By Doug Pagitt
Doug Pagitt pastors Solomon's Porch (www.solomonsporch.com) in Minneapolis, writes (www.dougpagitt.com), and seeks seeking to find creative, entrepreneurial, generative ways to join in the hopes, dreams and desires God has for the world.
I am really excited about the Emergent Manifesto of Hope book.
I like the title because it is playful. When we were conceiving of the book we were thinking that a book that gives a picture of the varied approaches to life with God would be really helpful, but that also needed to have some girth to it. There is this tendency to think that when someone uses Emergenty language it is because they don’t believe anything. It is like if someone doesn’t want to force it down your throat they must not really mean it. And in the Emergent world we know that that this not true, in fact the opposite might be closer to the truth.
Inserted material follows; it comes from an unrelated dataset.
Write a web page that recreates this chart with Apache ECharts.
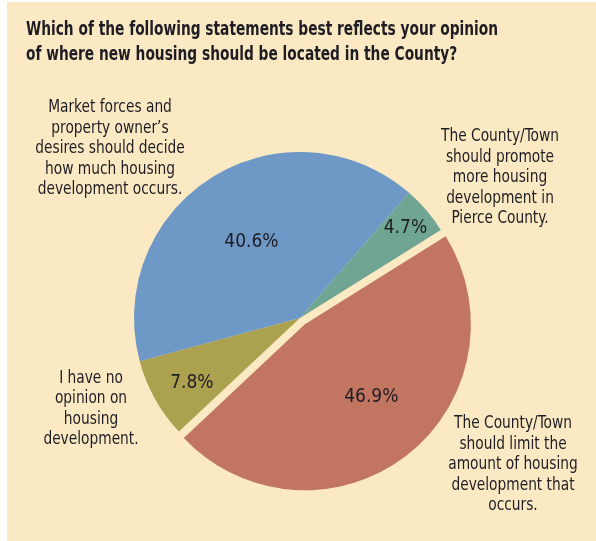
<!DOCTYPE html>
<html><head><meta charset="utf-8">
<script src="https://cdn.jsdelivr.net/npm/echarts@6/dist/echarts.min.js"></script>
<style>html,body{margin:0;padding:0;background:#fff}#c{width:596px;height:541px}</style>
</head><body><div id="c"></div>
<script>
const titleLines = [
  'Which of the following statements best reflects your opinion',
  'of where new housing should be located in the County?'
];
const categories = [
  'The County/Town\nshould limit the\namount of housing\ndevelopment that\noccurs.',
  'I have no\nopinion on\nhousing\ndevelopment.',
  'Market forces and\nproperty owner\u2019s\ndesires should decide\nhow much housing\ndevelopment occurs.',
  'The County/Town\nshould promote\nmore housing\ndevelopment in\nPierce County.'
];
const values = [46.9, 7.8, 40.6, 4.7];

// styling / layout (not data)
const colors = ['#C27661', '#ACA14F', '#6E98C6', '#6FA592'];
const labelShift = [[14, 5], [-33, 23], [-3, -3], [40, -34]];
const descPos = [[513, 465], [91, 409], [110, 149], [500, 178]];
const FONT = '"DejaVu Sans Condensed","Liberation Sans Narrow",sans-serif';
const TXT = '#1f1d24';

const chart = echarts.init(document.getElementById('c'), null, {renderer: 'canvas'});

const graphics = [
  {type: 'rect', silent: true, z: -10, shape: {x: 7, y: 2, width: 589, height: 539}, style: {fill: '#FAE9C3'}},
  {type: 'text', silent: true, x: 26, y: 30, scaleX: 0.805, style: {
    text: titleLines[0], x: 0, y: 0, textVerticalAlign: 'middle', font: 'bold 19px ' + FONT, fill: TXT}},
  {type: 'text', silent: true, x: 26, y: 55, scaleX: 0.805, style: {
    text: titleLines[1], x: 0, y: 0, textVerticalAlign: 'middle', font: 'bold 19px ' + FONT, fill: TXT}}
];
categories.forEach((c, i) => {
  graphics.push({type: 'text', silent: true, x: descPos[i][0], y: descPos[i][1], scaleX: 0.9, style: {
    text: c, x: 0, y: 0, textAlign: 'center', textVerticalAlign: 'middle',
    font: '17px ' + FONT, fill: TXT, lineHeight: 20.5
  }});
});

chart.setOption({
  animation: false,
  backgroundColor: '#ffffff',
  graphic: graphics,
  series: [{
    type: 'pie',
    center: [300, 318],
    radius: 166,
    startAngle: 32,
    clockwise: true,
    selectedMode: 'single',
    selectedOffset: 8,
    emphasis: {disabled: true},
    itemStyle: {borderWidth: 0},
    label: {
      show: true, position: 'inside', formatter: p => p.value.toFixed(1) + '%',
      fontSize: 19, fontFamily: FONT, color: TXT
    },
    labelLine: {show: false},
    labelLayout: p => ({dx: labelShift[p.dataIndex][0], dy: labelShift[p.dataIndex][1]}),
    data: values.map((v, i) => ({
      value: v, name: categories[i], selected: i === 0,
      itemStyle: {color: colors[i]}
    }))
  }]
});
</script></body></html>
The strength with which someone forces their ideas shows their lack of conviction in those ideas. Why else be so aggressive?
But we know that neither of these assumptions are really accurate.
So, the idea of having an “Emergent” “Manifesto” was meant to be a play on these assumptions. I hope people “get” that play and don’t start thinking that we really are laying down the gauntlet. While the official definition of manifesto is:
“a public declaration of intentions, opinions, objectives, or motives, as one issued by a government, sovereign, or organization.”
For many people the word has a hard edge to it--a command-like feel. Even an “I know better than you” connotation. But that is not what we were shooting for.
The inclusion of the word hope came about sort of by accident, but became really important. We were in discussion with the emersion editorial group, talking about the book, and I said, “you know this book is really going to be about hope more than anything. The kind of hope that comes when you hear other people share your ideas and intuitions.” It was clear that point that this was not about telling the way it is, but telling the way it could be.
So, it is an interesting manifesto. I is a strong, yet inviting. Real yet unfinished in its possibility.
I hope people find the content to be just that.








Congratulations on this new hopeful book, and good to read a mini-deconstruction of how the book title came to be construed.
I'm curious, and perhaps a public forum is not the most conducive b/c it's too transparent, how does an edited book with many different authors & contributors get published with a traditional publisher? From what I know of the publishing world, multi-author volumes allegedly don't sell as well, and for a book to get published, it has to show some semblence of viability and profitability, or it doesn't get published. So would this book project happened to have some extra sponsorship to make it viable? It's okay to talk about money things some time right? :)
Posted by: djchuang | March 24, 2007 at 03:58 PM
Wow, nice site. Thanks, Doug, for these insightful comments!